(Source code of charts)
========

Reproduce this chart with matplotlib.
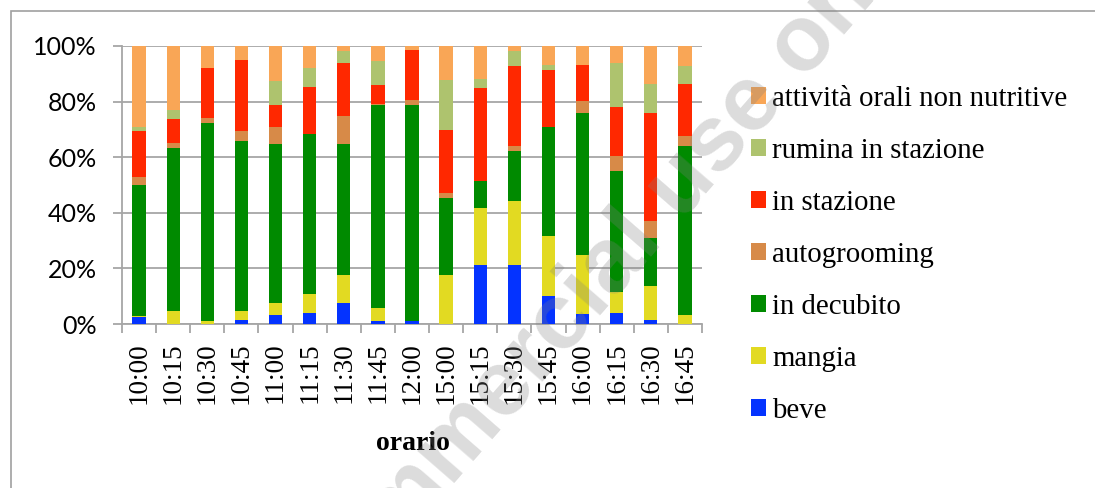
import matplotlib
matplotlib.use("Agg")
import matplotlib.pyplot as plt
import numpy as np
from matplotlib.patches import Rectangle

orari = ['10:00', '10:15', '10:30', '10:45', '11:00', '11:15', '11:30', '11:45', '12:00',
         '15:00', '15:15', '15:30', '15:45', '16:00', '16:15', '16:30', '16:45']

beve = [2.6, 0, 0, 1.3, 3.2, 4.0, 7.7, 1.2, 1.2, 0, 21.2, 21.3, 10.2, 3.6, 4.1, 1.3, 0]
mangia = [0.3, 4.7, 1.2, 3.4, 4.5, 6.7, 9.9, 4.7, 0, 17.6, 20.7, 23.0, 21.4, 21.1, 7.4, 12.4, 3.2]
in_decubito = [47.0, 58.5, 71.1, 61.2, 57.1, 57.8, 47.2, 73.0, 77.6, 27.9, 9.7, 17.9, 39.4, 51.3, 43.6, 17.3, 60.8]
autogrooming = [3.0, 1.8, 1.7, 3.7, 6.1, 0, 9.9, 0.3, 1.6, 1.8, 0, 1.8, 0, 4.1, 5.3, 6.0, 3.7]
in_stazione = [16.6, 8.8, 18.2, 25.4, 8.0, 16.8, 19.2, 6.8, 18.2, 22.5, 33.3, 28.7, 20.4, 13.1, 17.7, 38.9, 18.8]
rumina_in_stazione = [1.4, 3.0, 0, 0, 8.6, 6.7, 4.4, 8.6, 0, 18.1, 3.4, 5.6, 1.8, 0, 15.9, 10.6, 6.2]
attivita_orali = [29.1, 23.2, 7.8, 5.0, 12.5, 8.0, 1.7, 5.4, 1.4, 12.1, 11.7, 1.7, 6.8, 6.8, 6.0, 13.5, 7.3]

series_names = ['beve', 'mangia', 'in decubito', 'autogrooming', 'in stazione',
                'rumina in stazione', 'attività orali non nutritive']
series_values = [beve, mangia, in_decubito, autogrooming, in_stazione,
                 rumina_in_stazione, attivita_orali]
colors = ['#0433FF', '#E2DA22', '#008A00', '#D78A48', '#FF2800', '#AEC36E', '#F9A656']

W, H = 1095, 488
fig = plt.figure(figsize=(W / 100, H / 100), dpi=100)
ax = fig.add_axes([122 / W, (H - 324) / H, (702 - 122) / W, (324 - 46) / H])

grid_c = '#A6A6A6'
x = np.arange(len(orari))
bottom = np.zeros(len(orari))
handles = []
for name, vals, c in zip(series_names, series_values, colors):
    v = np.array(vals, dtype=float)
    b = ax.bar(x, v, width=0.39, bottom=bottom, color=c, label=name, zorder=3, linewidth=0)
    handles.append(b)
    bottom += v

ax.set_xlim(-0.5, len(orari) - 0.5)
ax.set_ylim(0, 100)
ax.set_yticks([0, 20, 40, 60, 80, 100])
ax.set_yticklabels(['0%', '20%', '40%', '60%', '80%', '100%'], fontfamily='Lato', fontsize=18)
ax.yaxis.grid(True, color=grid_c, linewidth=1.3, zorder=0)
ax.tick_params(axis='y', length=6.5, width=1.3, color=grid_c, pad=11.5)

ax.set_xticks(x)
ax.set_xticklabels(orari, rotation=90, fontfamily='Liberation Serif', fontsize=19.5, va='top')
ax.set_xticks(np.arange(-0.5, len(orari)), minor=True)
ax.tick_params(axis='x', which='major', length=0, pad=13.5)
ax.tick_params(axis='x', which='minor', length=6.5, width=1.3, color=grid_c)

for s in ['top', 'right']:
    ax.spines[s].set_visible(False)
for s in ['left', 'bottom']:
    ax.spines[s].set_color(grid_c)
    ax.spines[s].set_linewidth(1.3)
ax.set_axisbelow(True)

fig.text(412.5 / W, (H - 450) / H, 'orario', fontfamily='Liberation Serif', fontweight='bold',
         fontsize=20, ha='center', va='baseline')

leg = fig.legend(handles[::-1], series_names[::-1], loc='upper left',
                 bbox_to_anchor=(751 / W, (H - 86) / H), frameon=False,
                 prop={'family': 'Liberation Serif', 'size': 20.8},
                 handlelength=0.52, handleheight=0.52, handletextpad=0.22,
                 labelspacing=0.9, borderaxespad=0, borderpad=0)

# chart frame
fig.patches.append(Rectangle((10.5 / W, -0.1), 1.2, (H - 11) / H + 0.1, transform=fig.transFigure,
                             fill=False, edgecolor='#A0A0A0', linewidth=1.2))

# watermark
fig.text(326 / W, (H - 632) / H, 'commercial use only', fontfamily='Liberation Sans',
         fontweight='bold', fontsize=67, color='#808080', alpha=0.28, rotation=49,
         rotation_mode='anchor', ha='left', va='baseline', zorder=10)

fig.savefig('out.png', dpi=100)
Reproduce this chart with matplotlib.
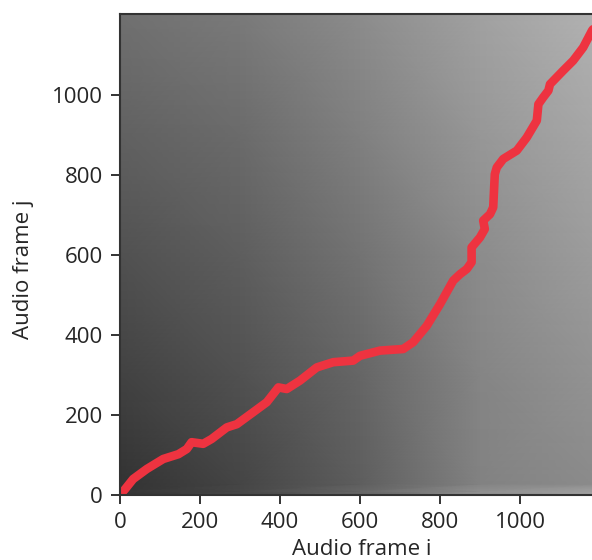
import numpy as np
import matplotlib
matplotlib.use("Agg")
import matplotlib.pyplot as plt

# DTW path (frame i, frame j)
path_i = [0, 13, 33, 67, 108, 146, 167, 179, 208, 229, 267, 292, 333, 367, 396, 417,
          450, 492, 533, 583, 600, 650, 708, 733, 767, 800, 833, 850, 867, 879, 879,
          900, 912, 908, 925, 933, 937, 942, 958, 992, 1017, 1042, 1046, 1058, 1071,
          1075, 1108, 1133, 1158, 1180, 1205]
path_j = [0, 15, 40, 65, 90, 102, 115, 132, 128, 140, 169, 177, 207, 232, 269, 265,
          286, 319, 332, 336, 348, 361, 365, 382, 423, 477, 536, 552, 565, 582, 619,
          644, 665, 686, 702, 719, 802, 819, 840, 861, 894, 936, 977, 994, 1011,
          1027, 1061, 1086, 1119, 1161, 1195]

# background cost matrix brightness, sampled on a coarse grid (0 = black, 1 = white)
grid_i = [0, 300, 600, 900, 1210]
grid_j = [0, 10, 28, 300, 600, 900, 1202]
grid_val = [
    [0.21, 0.28, 0.40, 0.57, 0.64],
    [0.21, 0.28, 0.40, 0.56, 0.63],
    [0.20, 0.27, 0.37, 0.51, 0.55],
    [0.26, 0.32, 0.40, 0.52, 0.58],
    [0.32, 0.37, 0.45, 0.55, 0.62],
    [0.38, 0.42, 0.50, 0.59, 0.66],
    [0.44, 0.48, 0.55, 0.63, 0.70],
]

plt.rcParams['font.family'] = ['Open Sans', 'DejaVu Sans']
plt.rcParams['font.size'] = 16

fig = plt.figure(figsize=(5.92, 5.6), dpi=100)
ax = fig.add_axes([120 / 592, 65 / 560, 484 / 592, 481 / 560])

ax.pcolormesh(grid_i, grid_j, np.array(grid_val), cmap='gray', vmin=0, vmax=1,
              shading='gouraud', rasterized=True)
ax.plot(path_i, path_j, color='#ee3340', linewidth=6.2, solid_capstyle='round',
        solid_joinstyle='round')

ax.set_xlim(0, 1210)
ax.set_ylim(0, 1202.5)
ax.set_xticks([0, 200, 400, 600, 800, 1000])
ax.set_yticks([0, 200, 400, 600, 800, 1000])
ax.tick_params(length=6.5, width=1.4, pad=6, colors='#333333', labelcolor='#262626')
for s in ax.spines.values():
    s.set_linewidth(1.5)
    s.set_color('#333333')

ax.set_xlabel('Audio frame i', color='#262626')
ax.set_ylabel('Audio frame j', color='#262626')
ax.yaxis.set_label_coords(-0.178, 0.47)

fig.savefig('out.png', dpi=100)
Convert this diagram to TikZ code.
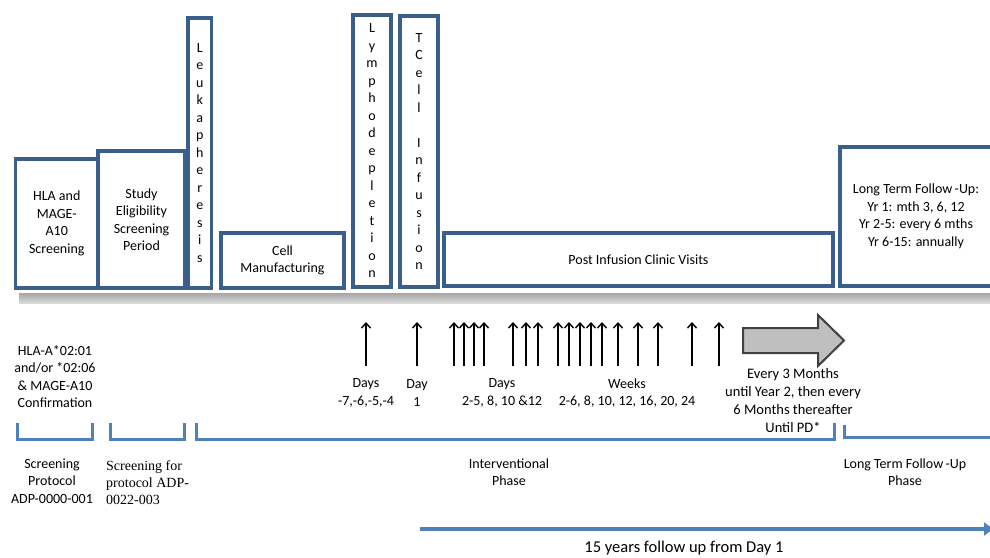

========

#### Exercise requirements:
The images in the entries above should be left out; please reproduce exactly the lines from the first through the one containing "bottom += v".

#### Response:
Reproduce this chart with matplotlib.
import matplotlib
matplotlib.use("Agg")
import matplotlib.pyplot as plt
import numpy as np
from matplotlib.patches import Rectangle

orari = ['10:00', '10:15', '10:30', '10:45', '11:00', '11:15', '11:30', '11:45', '12:00',
         '15:00', '15:15', '15:30', '15:45', '16:00', '16:15', '16:30', '16:45']

beve = [2.6, 0, 0, 1.3, 3.2, 4.0, 7.7, 1.2, 1.2, 0, 21.2, 21.3, 10.2, 3.6, 4.1, 1.3, 0]
mangia = [0.3, 4.7, 1.2, 3.4, 4.5, 6.7, 9.9, 4.7, 0, 17.6, 20.7, 23.0, 21.4, 21.1, 7.4, 12.4, 3.2]
in_decubito = [47.0, 58.5, 71.1, 61.2, 57.1, 57.8, 47.2, 73.0, 77.6, 27.9, 9.7, 17.9, 39.4, 51.3, 43.6, 17.3, 60.8]
autogrooming = [3.0, 1.8, 1.7, 3.7, 6.1, 0, 9.9, 0.3, 1.6, 1.8, 0, 1.8, 0, 4.1, 5.3, 6.0, 3.7]
in_stazione = [16.6, 8.8, 18.2, 25.4, 8.0, 16.8, 19.2, 6.8, 18.2, 22.5, 33.3, 28.7, 20.4, 13.1, 17.7, 38.9, 18.8]
rumina_in_stazione = [1.4, 3.0, 0, 0, 8.6, 6.7, 4.4, 8.6, 0, 18.1, 3.4, 5.6, 1.8, 0, 15.9, 10.6, 6.2]
attivita_orali = [29.1, 23.2, 7.8, 5.0, 12.5, 8.0, 1.7, 5.4, 1.4, 12.1, 11.7, 1.7, 6.8, 6.8, 6.0, 13.5, 7.3]

series_names = ['beve', 'mangia', 'in decubito', 'autogrooming', 'in stazione',
                'rumina in stazione', 'attività orali non nutritive']
series_values = [beve, mangia, in_decubito, autogrooming, in_stazione,
                 rumina_in_stazione, attivita_orali]
colors = ['#0433FF', '#E2DA22', '#008A00', '#D78A48', '#FF2800', '#AEC36E', '#F9A656']

W, H = 1095, 488
fig = plt.figure(figsize=(W / 100, H / 100), dpi=100)
ax = fig.add_axes([122 / W, (H - 324) / H, (702 - 122) / W, (324 - 46) / H])

grid_c = '#A6A6A6'
x = np.arange(len(orari))
bottom = np.zeros(len(orari))
handles = []
for name, vals, c in zip(series_names, series_values, colors):
    v = np.array(vals, dtype=float)
    b = ax.bar(x, v, width=0.39, bottom=bottom, color=c, label=name, zorder=3, linewidth=0)
    handles.append(b)
    bottom += v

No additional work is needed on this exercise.